On March 30 we warned to stay away from Gold (‘Right now, the best way to play Gold is to stay away‘). At the time, Gold was trading at $1295 and subsequently dropped $30 to the $1375 range.
Our original post outlined some very key factors that would make us go long Gold. Here is an update on how those factors are playing out:
1. Our Favourite Indicator, The DMP Resource Class fund: On March 30 we wrote:
NAVPU is currently at $9.06, indicating that the
mass panic selling has subsided, but it could not get much above that key level. If the fund drops below $9 into the $8 range and holds, we would consider this to be bearish, (Recall in our original post that these funds can potentially trade below fair value if mass redemptions occur), but for now we would simply consider this Indicator as “Not Bearish”

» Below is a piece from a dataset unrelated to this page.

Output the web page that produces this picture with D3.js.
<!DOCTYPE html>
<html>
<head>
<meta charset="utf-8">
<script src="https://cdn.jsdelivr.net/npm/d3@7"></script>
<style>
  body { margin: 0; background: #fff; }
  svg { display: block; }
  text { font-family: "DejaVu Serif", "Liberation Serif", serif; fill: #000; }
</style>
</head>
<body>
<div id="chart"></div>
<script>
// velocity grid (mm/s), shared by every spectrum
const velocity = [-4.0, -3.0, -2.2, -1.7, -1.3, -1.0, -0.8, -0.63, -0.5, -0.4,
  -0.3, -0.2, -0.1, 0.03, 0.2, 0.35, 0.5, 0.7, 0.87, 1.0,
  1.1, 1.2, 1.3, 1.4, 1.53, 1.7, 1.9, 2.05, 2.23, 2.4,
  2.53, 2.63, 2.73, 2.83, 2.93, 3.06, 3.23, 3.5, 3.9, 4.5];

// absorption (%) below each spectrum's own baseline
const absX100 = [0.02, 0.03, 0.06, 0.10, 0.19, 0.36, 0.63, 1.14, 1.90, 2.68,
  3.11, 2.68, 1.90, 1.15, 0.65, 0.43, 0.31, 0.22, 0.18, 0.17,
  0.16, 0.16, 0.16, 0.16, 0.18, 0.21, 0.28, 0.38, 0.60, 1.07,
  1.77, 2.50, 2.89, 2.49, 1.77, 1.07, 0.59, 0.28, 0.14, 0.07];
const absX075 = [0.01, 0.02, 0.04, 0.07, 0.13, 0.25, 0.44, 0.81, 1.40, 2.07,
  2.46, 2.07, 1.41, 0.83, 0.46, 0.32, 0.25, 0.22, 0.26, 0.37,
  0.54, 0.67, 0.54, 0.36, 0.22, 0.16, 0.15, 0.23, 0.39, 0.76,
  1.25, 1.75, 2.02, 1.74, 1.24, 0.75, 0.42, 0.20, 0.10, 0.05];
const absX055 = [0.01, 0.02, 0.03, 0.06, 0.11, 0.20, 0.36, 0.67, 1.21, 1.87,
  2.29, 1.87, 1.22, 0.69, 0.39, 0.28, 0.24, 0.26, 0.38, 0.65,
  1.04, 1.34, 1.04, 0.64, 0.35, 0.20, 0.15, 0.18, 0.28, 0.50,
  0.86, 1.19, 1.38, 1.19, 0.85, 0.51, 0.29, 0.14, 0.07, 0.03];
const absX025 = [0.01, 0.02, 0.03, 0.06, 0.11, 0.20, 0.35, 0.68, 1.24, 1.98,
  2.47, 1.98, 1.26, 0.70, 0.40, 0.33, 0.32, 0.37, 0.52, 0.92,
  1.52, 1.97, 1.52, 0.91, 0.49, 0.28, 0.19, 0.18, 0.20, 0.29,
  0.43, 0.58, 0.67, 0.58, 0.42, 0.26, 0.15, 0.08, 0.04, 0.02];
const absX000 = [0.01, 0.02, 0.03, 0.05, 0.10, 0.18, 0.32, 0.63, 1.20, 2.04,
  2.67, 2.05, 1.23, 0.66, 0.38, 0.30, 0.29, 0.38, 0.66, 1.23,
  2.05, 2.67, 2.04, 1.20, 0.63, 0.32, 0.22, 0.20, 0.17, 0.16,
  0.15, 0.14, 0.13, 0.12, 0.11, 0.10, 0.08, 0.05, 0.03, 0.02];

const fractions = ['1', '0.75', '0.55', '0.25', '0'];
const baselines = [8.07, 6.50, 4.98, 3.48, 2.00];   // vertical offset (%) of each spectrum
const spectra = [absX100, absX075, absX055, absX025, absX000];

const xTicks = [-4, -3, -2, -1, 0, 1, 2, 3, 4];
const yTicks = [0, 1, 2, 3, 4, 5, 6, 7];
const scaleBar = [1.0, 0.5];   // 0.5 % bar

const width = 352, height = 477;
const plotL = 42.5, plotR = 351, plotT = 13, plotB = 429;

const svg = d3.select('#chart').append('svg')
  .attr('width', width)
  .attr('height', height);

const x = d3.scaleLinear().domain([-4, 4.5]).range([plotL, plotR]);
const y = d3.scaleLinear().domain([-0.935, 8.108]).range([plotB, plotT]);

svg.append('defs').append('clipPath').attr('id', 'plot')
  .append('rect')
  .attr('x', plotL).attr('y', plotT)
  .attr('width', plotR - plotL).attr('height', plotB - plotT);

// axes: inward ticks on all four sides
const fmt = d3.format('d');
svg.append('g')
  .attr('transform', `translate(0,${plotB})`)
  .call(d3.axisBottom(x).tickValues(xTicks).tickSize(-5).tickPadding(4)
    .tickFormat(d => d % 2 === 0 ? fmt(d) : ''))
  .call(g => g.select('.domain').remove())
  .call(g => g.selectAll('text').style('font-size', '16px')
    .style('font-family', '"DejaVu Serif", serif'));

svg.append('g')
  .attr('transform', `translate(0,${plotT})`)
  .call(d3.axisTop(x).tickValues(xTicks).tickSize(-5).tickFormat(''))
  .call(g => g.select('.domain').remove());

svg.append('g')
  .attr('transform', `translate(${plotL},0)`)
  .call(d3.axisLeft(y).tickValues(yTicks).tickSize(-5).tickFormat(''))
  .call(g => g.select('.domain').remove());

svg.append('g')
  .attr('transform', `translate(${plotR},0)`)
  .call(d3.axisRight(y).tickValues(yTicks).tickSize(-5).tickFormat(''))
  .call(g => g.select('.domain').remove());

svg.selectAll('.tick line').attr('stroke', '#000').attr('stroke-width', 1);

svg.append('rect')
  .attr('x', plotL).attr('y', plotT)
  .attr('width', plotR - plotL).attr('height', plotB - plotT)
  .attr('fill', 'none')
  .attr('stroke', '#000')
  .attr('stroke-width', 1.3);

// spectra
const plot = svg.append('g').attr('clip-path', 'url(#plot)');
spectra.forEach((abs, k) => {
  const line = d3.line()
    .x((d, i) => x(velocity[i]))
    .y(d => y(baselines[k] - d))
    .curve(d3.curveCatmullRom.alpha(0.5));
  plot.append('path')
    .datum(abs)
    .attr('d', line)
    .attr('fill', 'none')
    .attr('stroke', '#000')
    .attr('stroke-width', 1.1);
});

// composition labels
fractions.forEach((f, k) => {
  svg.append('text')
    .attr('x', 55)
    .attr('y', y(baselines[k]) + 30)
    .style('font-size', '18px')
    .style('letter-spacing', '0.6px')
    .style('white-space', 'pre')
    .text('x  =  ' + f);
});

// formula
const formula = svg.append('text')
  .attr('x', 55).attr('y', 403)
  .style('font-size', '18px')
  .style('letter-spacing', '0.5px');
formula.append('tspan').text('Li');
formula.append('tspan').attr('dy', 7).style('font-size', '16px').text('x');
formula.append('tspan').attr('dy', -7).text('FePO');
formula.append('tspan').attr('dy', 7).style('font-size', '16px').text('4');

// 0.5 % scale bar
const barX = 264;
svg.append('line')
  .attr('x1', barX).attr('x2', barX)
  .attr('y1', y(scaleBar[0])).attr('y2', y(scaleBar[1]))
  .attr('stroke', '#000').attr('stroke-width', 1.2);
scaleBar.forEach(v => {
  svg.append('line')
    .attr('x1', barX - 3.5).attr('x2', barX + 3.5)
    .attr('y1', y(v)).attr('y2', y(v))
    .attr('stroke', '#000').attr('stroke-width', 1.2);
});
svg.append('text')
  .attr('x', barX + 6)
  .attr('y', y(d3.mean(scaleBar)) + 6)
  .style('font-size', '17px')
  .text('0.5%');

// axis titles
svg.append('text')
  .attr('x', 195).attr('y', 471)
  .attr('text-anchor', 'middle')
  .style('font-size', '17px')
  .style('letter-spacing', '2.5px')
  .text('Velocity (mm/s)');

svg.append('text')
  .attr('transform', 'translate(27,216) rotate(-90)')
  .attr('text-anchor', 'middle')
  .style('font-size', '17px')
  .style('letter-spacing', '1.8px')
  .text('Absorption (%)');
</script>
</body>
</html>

The fund did trade lower into the $8 range, but then snapped back to $9.03 as of Friday. This indicator is currently “Bullish” for as long as it remains above $9.

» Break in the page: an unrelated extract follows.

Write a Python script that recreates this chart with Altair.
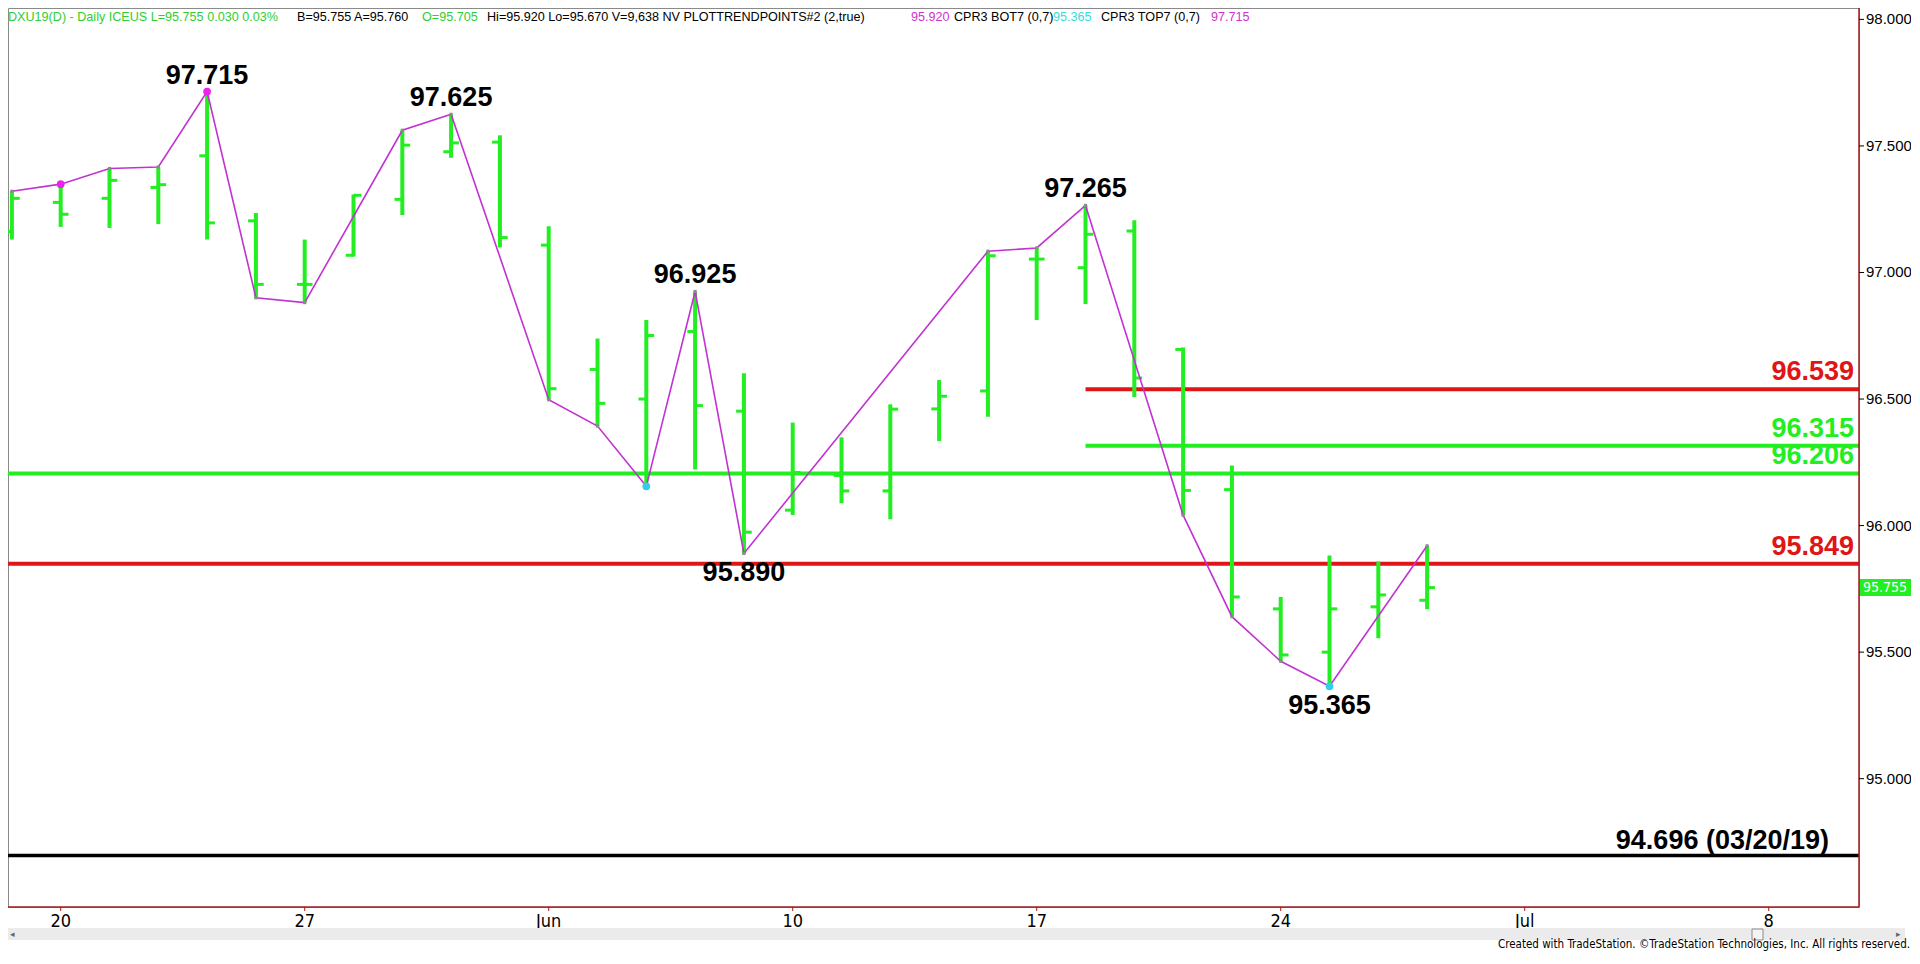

2. Capital Flows: We rated this as Neutral in our last post. The next 13F reporting deadline in May, so no material change is expected before then, however we also use a volume-weighted relative strength indicator to uncover possible buying, and this is showing a possible bottom in the selling. Overall, capital flows into gold and Gold miners continues to be “Neutral”
3. Intellikon Predictive Algorithms:
In our last post we showed clear algorithmic Sell signals in both the GLD and GDX exchange traded funds. These signals continue to show downside. The Gold Futures algorithm indicated the re-test of $1300, and generated subsequent buy at $1990 last Wednesday April 2nd. Given the historical accuracy of this algorithm rate this as “Bullish”, however until the other algorithms switch to long on GLD and GDX, our overall outlook is “Neutral”
The most daring of tradings may want to play this bounce for the short term, however the longer-term outlook continues to indicate volatility as a best case scenario, and further downside in the worst case.